11/26/2013

New Method for Identifying Genetic Regulatory Networks in Poplar

Summary

Wood is an important renewable material for bioenergy and other industrial products, but its formation, a complex process regulated at many levels, is poorly understood. Such processes often involve interactions between regulatory genes known as transcription factors (TFs) and their direct DNA targets. These TF-DNA interactions constitute a regulatory hierarchy. To begin to understand these systems in poplar trees, researchers at North Carolina State University funded by the Department of Energy’s Genomic Science Program developed a robust, high-throughput pipeline to study the hierarchy of genetic regulation of wood formation using tissue-specific single cells known as protoplasts. A new method for isolating protoplasts from the wood-forming stem differentiating xylem (SDX) tissues of Populus trichocarpa was developed and used to study the expression of a specific poplar TF affecting wood formation.

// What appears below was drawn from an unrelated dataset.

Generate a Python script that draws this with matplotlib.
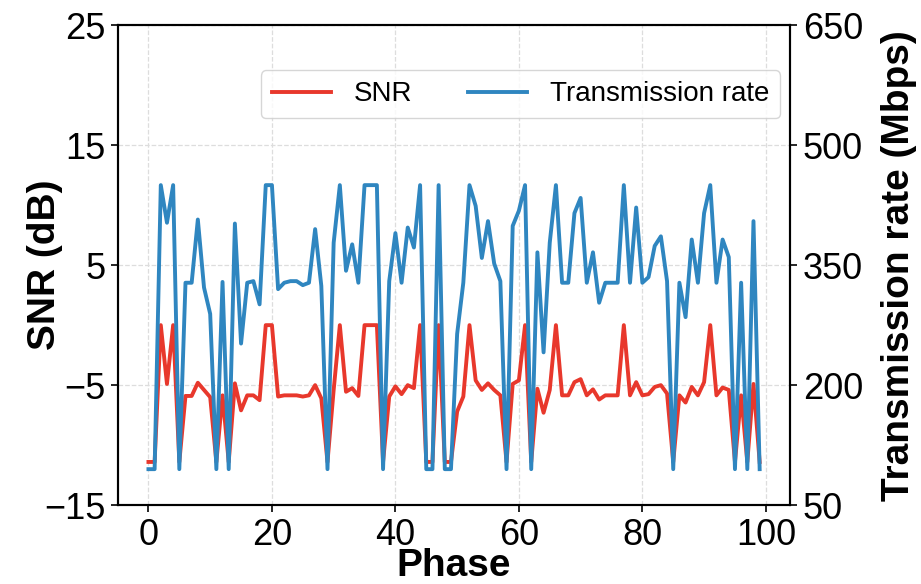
import matplotlib
matplotlib.use("Agg")
import matplotlib.pyplot as plt
import numpy as np

plt.rcParams['font.family'] = ['Liberation Sans', 'DejaVu Sans']

# values
phase = list(range(100))
snr = [-11.4, -11.4, 0, -4.9, 0, -11.4, -5.9, -5.9, -4.8, -5.4,
       -6.0, -11.4, -5.85, -11.4, -4.85, -7.1, -5.85, -5.85, -6.25, 0,
       0, -5.95, -5.85, -5.85, -5.85, -5.95, -5.85, -5.0, -6.1, -11.4,
       -5.4, 0, -5.55, -5.25, -5.9, 0, 0, 0, -11.4, -5.95,
       -5.1, -5.75, -5.0, -5.25, 0, -11.4, -11.4, 0, -11.4, -11.4,
       -7.2, -5.95, 0, -4.6, -5.4, -4.85, -5.4, -5.85, -11.4, -4.9,
       -4.6, 0, -11.4, -5.3, -7.3, -5.4, 0, -5.85, -5.85, -4.75,
       -4.5, -5.85, -5.35, -6.2, -5.85, -5.85, -5.85, 0, -5.85, -4.75,
       -5.85, -5.75, -5.15, -5.0, -5.7, -11.4, -5.85, -6.45, -5.15, -5.85,
       -4.75, 0, -5.85, -5.2, -5.4, -11.4, -5.85, -11.4, -4.9, -11.4]
rate = [95, 95, 450, 403, 450, 95, 328, 328, 407, 322,
        289, 95, 329, 95, 402, 252, 328, 330, 301, 450,
        450, 320, 328, 330, 330, 325, 328, 395, 324, 95,
        378, 450, 343, 376, 328, 450, 450, 450, 95, 330,
        390, 328, 397, 372, 450, 95, 95, 450, 95, 95,
        264, 328, 450, 424, 359, 405, 352, 330, 95, 399,
        418, 450, 95, 366, 241, 378, 450, 328, 328, 415,
        434, 328, 366, 303, 328, 328, 328, 450, 328, 422,
        328, 335, 374, 386, 330, 95, 328, 285, 382, 328,
        415, 450, 328, 382, 360, 95, 328, 95, 405, 95]

snr_ticks = [-15, -5, 5, 15, 25]
rate_ticks = [50, 200, 350, 500, 650]
x_ticks = [0, 20, 40, 60, 80, 100]

RED = '#e8382c'
BLUE = '#2f86c0'

fig = plt.figure(figsize=(9.21, 5.84), dpi=100)
ax = fig.add_axes([0.128, 0.135, 0.73, 0.822])
ax2 = ax.twinx()

l1, = ax.plot(phase, snr, color=RED, lw=2.8, label='SNR')
l2, = ax2.plot(phase, rate, color=BLUE, lw=2.8, label='Transmission rate')

ax.set_ylim(-15, 25)
ax.set_yticks(snr_ticks)
ax2.set_ylim(50, 650)
ax2.set_yticks(rate_ticks)
ax.set_xticks(x_ticks)

ax.grid(True, ls='--', color='#dddddd', lw=0.9)
ax.set_axisbelow(True)

ax.tick_params(labelsize=26, width=1.2, length=5, pad=4)
ax2.tick_params(labelsize=26, width=1.2, length=5, pad=4)
for a in (ax, ax2):
    for s in a.spines.values():
        s.set_linewidth(1.5)

ax.set_xlabel('Phase', fontsize=28, fontweight='bold', labelpad=-3)
ax.set_ylabel('SNR (dB)', fontsize=28, fontweight='bold', labelpad=-14)
ax2.set_ylabel('Transmission rate (Mbps)', fontsize=28, fontweight='bold', labelpad=13)

ax2.legend([l1, l2], ['SNR', 'Transmission rate'], ncol=2, fontsize=20,
           loc='upper right', bbox_to_anchor=(0.985, 0.906), borderaxespad=0,
           columnspacing=2.0, handlelength=2.15)

fig.savefig('out.png', dpi=100)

By integrating this novel system with computational approaches, a hierarchical layer of genes was inferred that was then functionally validated in SDX. This approach will be particularly useful in studying complex processes in plant species that lack mutants and a stable transformation system. It also can be used to improve forest tree productivity with more precise genetic approaches.

References

Lin, Y.-C., W. Li, Y.-H. Sun, S. Kumari, H. Wei, Q. Li, S. Tunlaya-Anukit, R. R. Sederoff, and V. L. Chiang VL. 2013. “SND1 Transcription Factor-Directed Quantitative Functional Hierarchical Genetic Regulatory Network in Wood Formation in Populus trichocarpa,” Plant Cell 25, 4324-41. DOI: 10.1105/tpc.113.117697.